* _Written exercise_
Everything from the line with "Emit a LaTeX" through the line with "(11.3,10.5) -- (597,10.5);", inclusive, should be repeated exactly, except the pictures.

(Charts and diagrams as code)
§
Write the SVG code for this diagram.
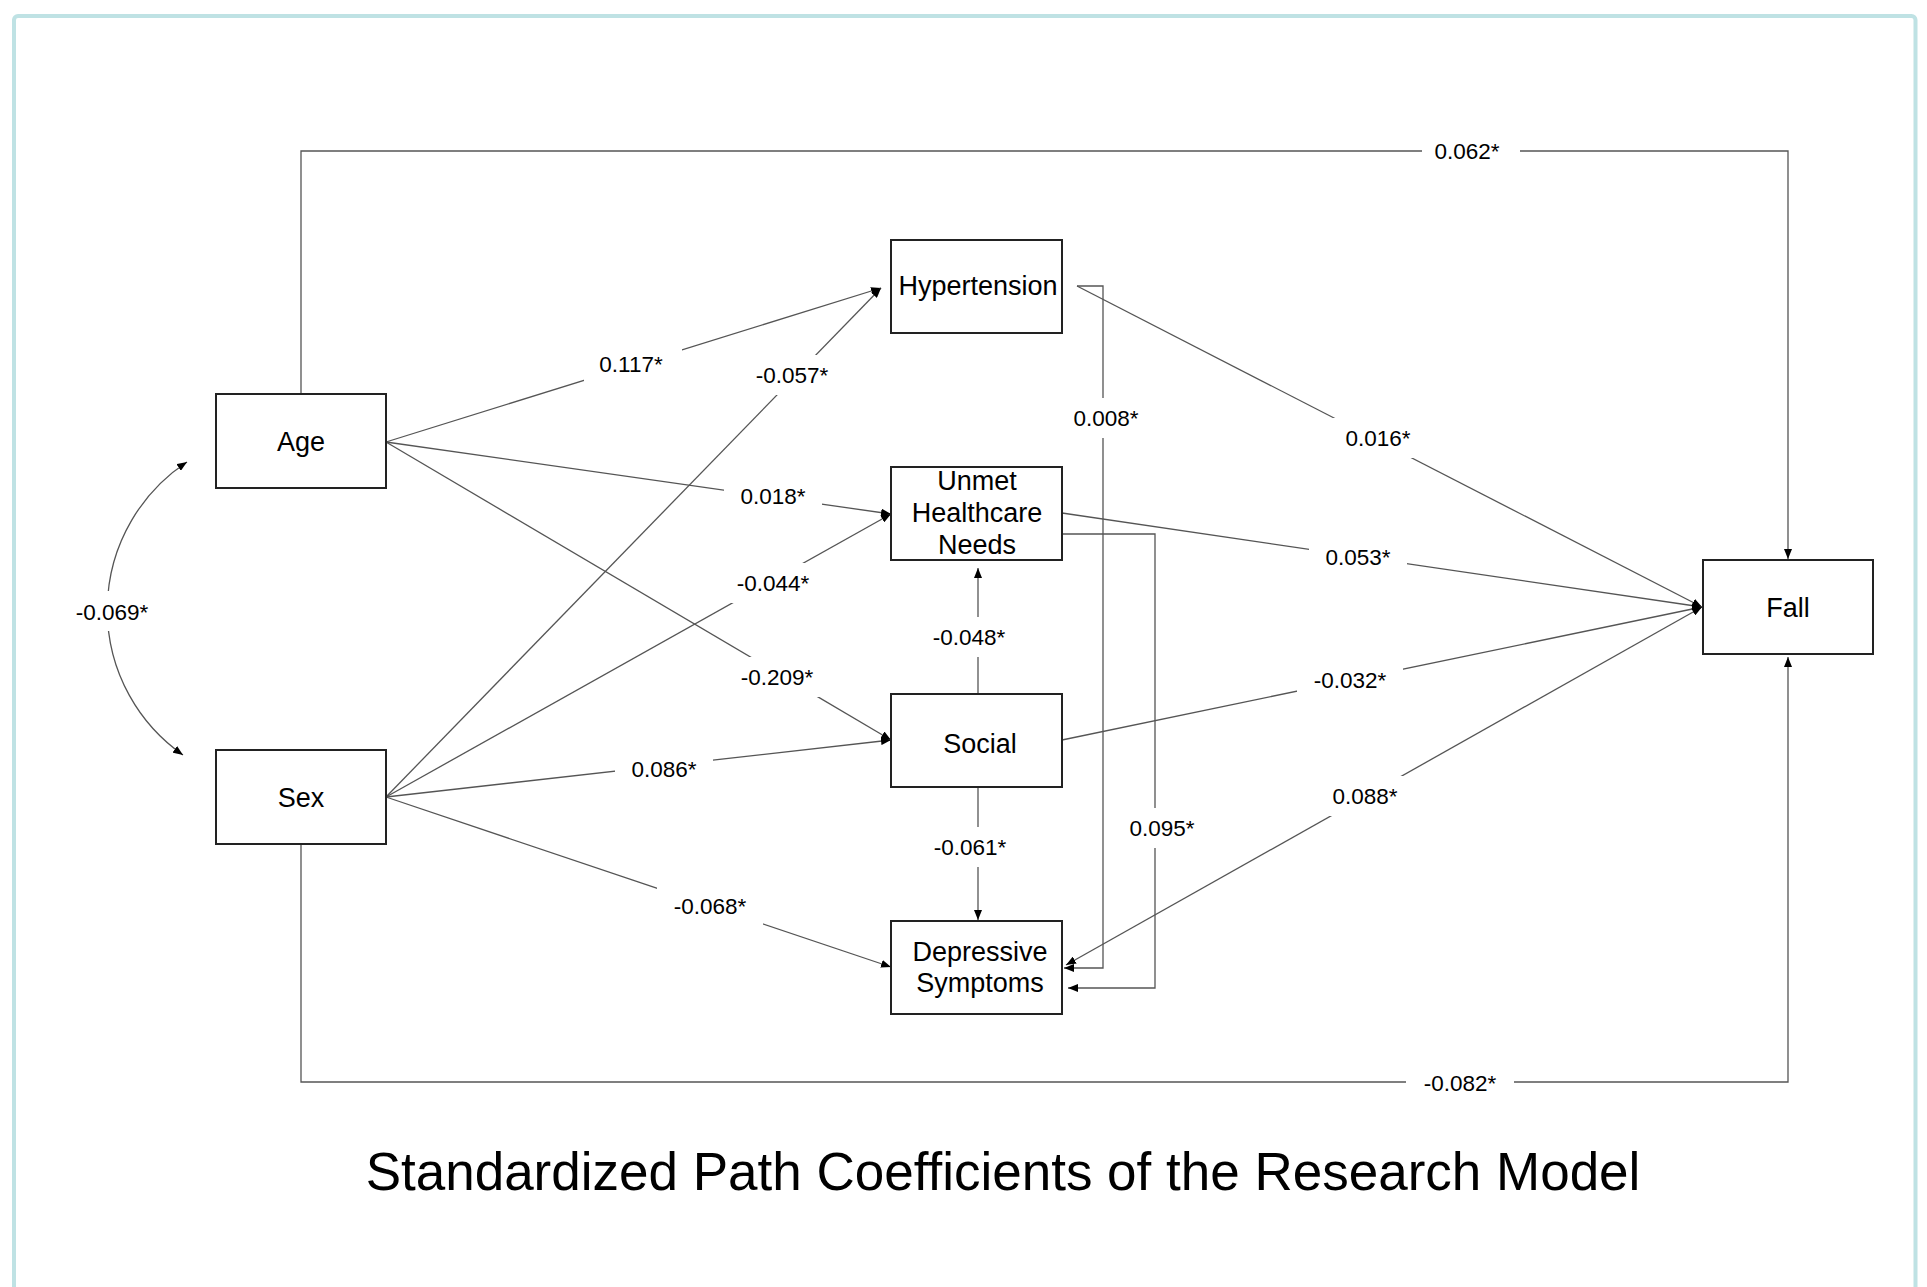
<svg xmlns="http://www.w3.org/2000/svg" width="1927" height="1287" viewBox="0 0 1927 1287">
<style>
.node rect{fill:#fff;stroke:#222;stroke-width:2}
.node text{font-family:"Liberation Sans",Arial,sans-serif;font-size:27px;fill:#000;text-anchor:middle}
.edge{fill:none;stroke:#555;stroke-width:1.3}
.lbl rect{fill:#fff;stroke:none}
.lbl text{font-family:"Liberation Sans",Arial,sans-serif;font-size:22.5px;fill:#000;text-anchor:middle}
.title{font-family:"Liberation Sans",Arial,sans-serif;font-size:53px;fill:#000;text-anchor:middle}
</style>
<defs>
<marker id="ah" markerUnits="userSpaceOnUse" markerWidth="10" markerHeight="8" refX="10" refY="4" orient="auto-start-reverse" viewBox="0 0 10 8">
<path d="M0,0 L10,4 L0,8 z" fill="#000"/>
</marker>
</defs>
<rect x="0" y="0" width="1927" height="1287" fill="#fff"/>
<rect x="14" y="16" width="1901.5" height="1320" rx="4" fill="none" stroke="#bfe2e4" stroke-width="4"/>

<g id="connectors">
<path class="edge" d="M386,442 L881,288" marker-end="url(#ah)"/>
<path class="edge" d="M386,442 L891,514" marker-end="url(#ah)"/>
<path class="edge" d="M386,442 L891,740" marker-end="url(#ah)"/>
<path class="edge" d="M386,797 L881,288" marker-end="url(#ah)"/>
<path class="edge" d="M386,797 L891,514" marker-end="url(#ah)"/>
<path class="edge" d="M386,797 L891,740" marker-end="url(#ah)"/>
<path class="edge" d="M386,797 L891,967" marker-end="url(#ah)"/>
<path class="edge" d="M301,394 V151 H1788 V559" marker-end="url(#ah)"/>
<path class="edge" d="M301,844 V1082 H1788 V657" marker-end="url(#ah)"/>
<path class="edge" d="M1077,286 L1702,607" marker-end="url(#ah)"/>
<path class="edge" d="M1062,513 L1702,607" marker-end="url(#ah)"/>
<path class="edge" d="M1062,740 L1702,607" marker-end="url(#ah)"/>
<path class="edge" d="M1066,965 L1702,607" marker-start="url(#ah)" marker-end="url(#ah)"/>
<path class="edge" d="M1077,286 H1103 V968 H1064" marker-end="url(#ah)"/>
<path class="edge" d="M1062,534 H1155 V988 H1068" marker-end="url(#ah)"/>
<path class="edge" d="M978,694 V568" marker-end="url(#ah)"/>
<path class="edge" d="M978,787 V920" marker-end="url(#ah)"/>
<path class="edge" d="M187,462 A177,177 0 0 0 183,755" marker-start="url(#ah)" marker-end="url(#ah)"/>
</g>

<g id="labels" class="lbl">
<rect x="1422" y="131" width="98" height="40"/><text x="1467" y="159">0.062*</text>
<rect x="1406" y="1063" width="108" height="40"/><text x="1460" y="1091">-0.082*</text>
<rect x="584" y="344" width="98" height="40"/><text x="631" y="372">0.117*</text>
<rect x="739" y="355" width="106" height="40"/><text x="792" y="383">-0.057*</text>
<rect x="724" y="476" width="98" height="40"/><text x="773" y="504">0.018*</text>
<rect x="719" y="563" width="106" height="40"/><text x="773" y="591">-0.044*</text>
<rect x="724" y="657" width="106" height="40"/><text x="777" y="685">-0.209*</text>
<rect x="615" y="749" width="98" height="40"/><text x="664" y="777">0.086*</text>
<rect x="657" y="886" width="106" height="40"/><text x="710" y="914">-0.068*</text>
<rect x="1057" y="398" width="98" height="40"/><text x="1106" y="426">0.008*</text>
<rect x="1329" y="418" width="98" height="40"/><text x="1378" y="446">0.016*</text>
<rect x="1309" y="537" width="98" height="40"/><text x="1358" y="565">0.053*</text>
<rect x="1297" y="660" width="106" height="40"/><text x="1350" y="688">-0.032*</text>
<rect x="1316" y="776" width="98" height="40"/><text x="1365" y="804">0.088*</text>
<rect x="1113" y="808" width="98" height="40"/><text x="1162" y="836">0.095*</text>
<rect x="916" y="617" width="106" height="40"/><text x="969" y="645">-0.048*</text>
<rect x="917" y="827" width="106" height="40"/><text x="970" y="855">-0.061*</text>
<rect x="59" y="591" width="106" height="40"/><text x="112" y="620">-0.069*</text>
</g>

<g id="node-age" class="node"><rect x="216" y="394" width="170" height="94"/><text x="301" y="451">Age</text></g>
<g id="node-sex" class="node"><rect x="216" y="750" width="170" height="94"/><text x="301" y="807">Sex</text></g>
<g id="node-hypertension" class="node"><rect x="891" y="240" width="171" height="93"/><text x="978" y="295">Hypertension</text></g>
<g id="node-unmet" class="node"><rect x="891" y="467" width="171" height="93"/><text x="977" y="490">Unmet</text><text x="977" y="522">Healthcare</text><text x="977" y="554">Needs</text></g>
<g id="node-social" class="node"><rect x="891" y="694" width="171" height="93"/><text x="980" y="753">Social</text></g>
<g id="node-depressive" class="node"><rect x="891" y="921" width="171" height="93"/><text x="980" y="961">Depressive</text><text x="980" y="992">Symptoms</text></g>
<g id="node-fall" class="node"><rect x="1703" y="560" width="170" height="94"/><text x="1788" y="617">Fall</text></g>

<text class="title" x="1003" y="1190">Standardized Path Coefficients of the Research Model</text>
</svg>
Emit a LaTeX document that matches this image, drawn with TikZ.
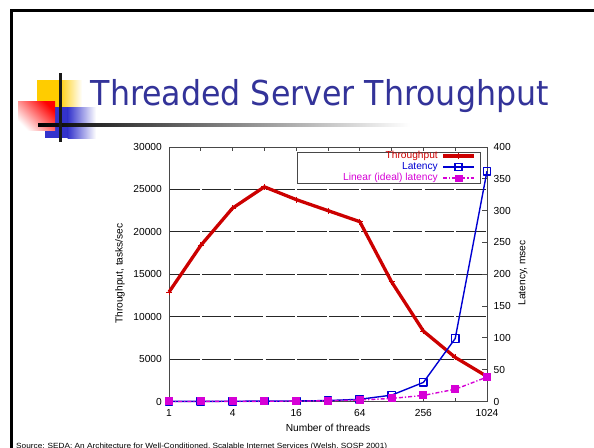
\documentclass[tikz,border=0pt]{standalone}
\usepackage{fontspec}
\setmainfont{Liberation Sans}
\newfontfamily\titlefont{DejaVu Sans}
\usetikzlibrary{plotmarks}
\definecolor{titleblue}{RGB}{51,51,153}
\definecolor{tpred}{RGB}{204,0,0}
\definecolor{latblue}{RGB}{0,0,210}
\definecolor{linmag}{RGB}{214,0,214}
\definecolor{logoyellow}{RGB}{255,204,0}
\definecolor{logoblue}{RGB}{51,51,204}
\definecolor{framegray}{RGB}{72,72,72}
\newlength\titlewd
\newlength\srcwd
\newcommand\plotfont{\fontsize{10.2}{12}\selectfont}
\newcommand\titletext{\titlefont\fontsize{34.3}{40}\selectfont Threaded Server Throughput}
\newcommand\srctext{\fontsize{7.5}{9}\selectfont Source: SEDA: An Architecture for Well-Conditioned, Scalable Internet Services (Welsh, SOSP 2001)}
\begin{document}
% horizontal scale factors for the title and the source line
\settowidth\titlewd{\titletext}
\pgfmathsetmacro\titlesc{458/\titlewd}
\settowidth\srcwd{\srctext}
\pgfmathsetmacro\srcsc{371/\srcwd}
\begin{tikzpicture}[x=1pt,y=-1pt,
  every node/.style={inner sep=0pt},
  frameline/.style={draw=framegray,line width=0.9pt},
  gridline/.style={draw=black!85,line width=0.8pt,dash pattern=on 29.3pt off 2.5pt},
  tpline/.style={color=tpred,line width=3.3pt,line join=round},
  latline/.style={color=latblue,line width=1.4pt,line join=round},
  linline/.style={color=linmag,line width=1.4pt,dash pattern=on 4pt off 2pt on 1.2pt off 2pt},
  ticklabel/.style={font=\plotfont},
  ]
\useasboundingbox (0,0) rectangle (594,447);
\fill[white] (0,0) rectangle (594,447);

% slide frame
\draw[line width=2.6pt] (11.3,450) -- (11.3,10.5) -- (597,10.5);

% template logo: squares and crossing bars
\fill[logoyellow] (37,80) rectangle (59,108);
\shade[left color=logoyellow, right color=white] (58.5,80) rectangle (82,108);
\fill[logoblue] (45,107) rectangle (68,138.3);
\shade[left color=logoblue, right color=white] (67.5,107) rectangle (96,138.3);
\shade[top color=red, bottom color=white, shading angle=-45] (18,101.7) rectangle (55,130.7);
\shade[left color=black, middle color=black!55, right color=white] (38,123.6) rectangle (410,126.7);
\fill[black!90] (59.2,72.7) rectangle (61.9,141.7);

% title
\node[anchor=base west, text=titleblue] (title) at (90.5,105.7) {\scalebox{\titlesc}[1]{\titletext}};

% grid, frame and ticks
\foreach \v in {5,10,15,20,25}
  \draw[gridline] (170.25,{401.5-\v*8.4833}) -- (487,{401.5-\v*8.4833});
\draw[frameline] (169,147) rectangle (487,401.5);
\foreach \i in {1,...,9} {
  \draw[frameline] ({169+31.8*\i},147) -- ++(0,4);
  \draw[frameline] ({169+31.8*\i},401.5) -- ++(0,-4);
}
\foreach \m in {50,100,...,350}
  \draw[frameline] (487,{401.5-\m*0.63625}) -- ++(-5,0);

% tick labels
\foreach \v/\t in {0/0,5/5000,10/10000,15/15000,20/20000,25/25000,30/30000}
  \node[ticklabel, anchor=east] at (162,{401.5-\v*8.4833}) {\t};
\foreach \m in {0,50,100,...,400}
  \node[ticklabel, anchor=west] at (493.5,{401.5-\m*0.63625}) {\m};
\foreach \i/\t in {0/1,2/4,4/16,6/64,8/256,10/1024}
  \node[ticklabel] at ({169+31.8*\i},413) {\t};

% axis titles
\node[ticklabel, rotate=90] (ylab) at (120,273.5) {Throughput, tasks/sec};
\node[ticklabel, rotate=90] (y2lab) at (523,273) {Latency, msec};
\node[ticklabel] (xlab) at (328,427.5) {Number of threads};

% legend
\draw[frameline, fill=white] (297,152) rectangle (480,183);
\node[ticklabel, anchor=east, text=tpred] (lg1) at (438,156) {Throughput};
\node[ticklabel, anchor=east, text=latblue] (lg2) at (438,167) {Latency};
\node[ticklabel, anchor=east, text=linmag] (lg3) at (438,178) {Linear (ideal) latency};
\draw[tpline] (443,156) -- (474,156);
\path[tpred] plot[mark=+, mark size=3pt, mark options={line width=1pt}] coordinates {(458.5,156)};
\draw[latline] (443,167) -- (474,167);
\path[latblue] plot[mark=square, mark size=3.5pt, mark options={line width=1.3pt, fill=white}] coordinates {(458.5,167)};
\draw[linline] (443,178) -- (474,178);
\path[linmag] plot[mark=square*, mark size=3.3pt] coordinates {(458.5,178)};

% throughput (thousands of tasks/sec, left axis)
\begin{scope}[shift={(169,401.5)}, x=31.8pt, y=8.4833pt]
  \draw[tpline] plot[mark=+, mark size=3pt, mark options={solid, line width=1pt}]
    coordinates {(0,12.9) (1,18.4) (2,22.8) (3,25.3) (4,23.8) (5,22.5) (6,21.2) (7,14.1) (8,8.3) (9,5.2) (10,2.95)};
\end{scope}

% latencies (msec, right axis)
\begin{scope}[shift={(169,401.5)}, x=31.8pt, y=0.63625pt]
  \draw[latline] plot[mark=square, mark size=3.7pt, mark options={solid, line width=1.3pt}]
    coordinates {(0,0.1) (1,0.2) (2,0.4) (3,0.6) (4,0.8) (5,1.5) (6,3.5) (7,10) (8,30) (9,99) (10,362)};
  \draw[linline] plot[mark=square*, mark size=3.3pt, mark options={solid, fill=linmag}]
    coordinates {(0,0.0375) (1,0.075) (2,0.15) (3,0.3) (4,0.6) (5,1.2) (6,2.4) (7,4.8) (8,9.6) (9,19.2) (10,38.4)};
\end{scope}

% source line
\node[anchor=base west] (src) at (16,448) {\scalebox{\srcsc}[1]{\srctext}};
\end{tikzpicture}
\end{document}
§
* _Exercise solution_
Emit a LaTeX document that matches this image, drawn with TikZ.
\documentclass[tikz,border=0pt]{standalone}
\usepackage{fontspec}
\setmainfont{Liberation Sans}
\newfontfamily\titlefont{DejaVu Sans}
\usetikzlibrary{plotmarks}
\definecolor{titleblue}{RGB}{51,51,153}
\definecolor{tpred}{RGB}{204,0,0}
\definecolor{latblue}{RGB}{0,0,210}
\definecolor{linmag}{RGB}{214,0,214}
\definecolor{logoyellow}{RGB}{255,204,0}
\definecolor{logoblue}{RGB}{51,51,204}
\definecolor{framegray}{RGB}{72,72,72}
\newlength\titlewd
\newlength\srcwd
\newcommand\plotfont{\fontsize{10.2}{12}\selectfont}
\newcommand\titletext{\titlefont\fontsize{34.3}{40}\selectfont Threaded Server Throughput}
\newcommand\srctext{\fontsize{7.5}{9}\selectfont Source: SEDA: An Architecture for Well-Conditioned, Scalable Internet Services (Welsh, SOSP 2001)}
\begin{document}
% horizontal scale factors for the title and the source line
\settowidth\titlewd{\titletext}
\pgfmathsetmacro\titlesc{458/\titlewd}
\settowidth\srcwd{\srctext}
\pgfmathsetmacro\srcsc{371/\srcwd}
\begin{tikzpicture}[x=1pt,y=-1pt,
  every node/.style={inner sep=0pt},
  frameline/.style={draw=framegray,line width=0.9pt},
  gridline/.style={draw=black!85,line width=0.8pt,dash pattern=on 29.3pt off 2.5pt},
  tpline/.style={color=tpred,line width=3.3pt,line join=round},
  latline/.style={color=latblue,line width=1.4pt,line join=round},
  linline/.style={color=linmag,line width=1.4pt,dash pattern=on 4pt off 2pt on 1.2pt off 2pt},
  ticklabel/.style={font=\plotfont},
  ]
\useasboundingbox (0,0) rectangle (594,447);
\fill[white] (0,0) rectangle (594,447);

% slide frame
\draw[line width=2.6pt] (11.3,450) -- (11.3,10.5) -- (597,10.5);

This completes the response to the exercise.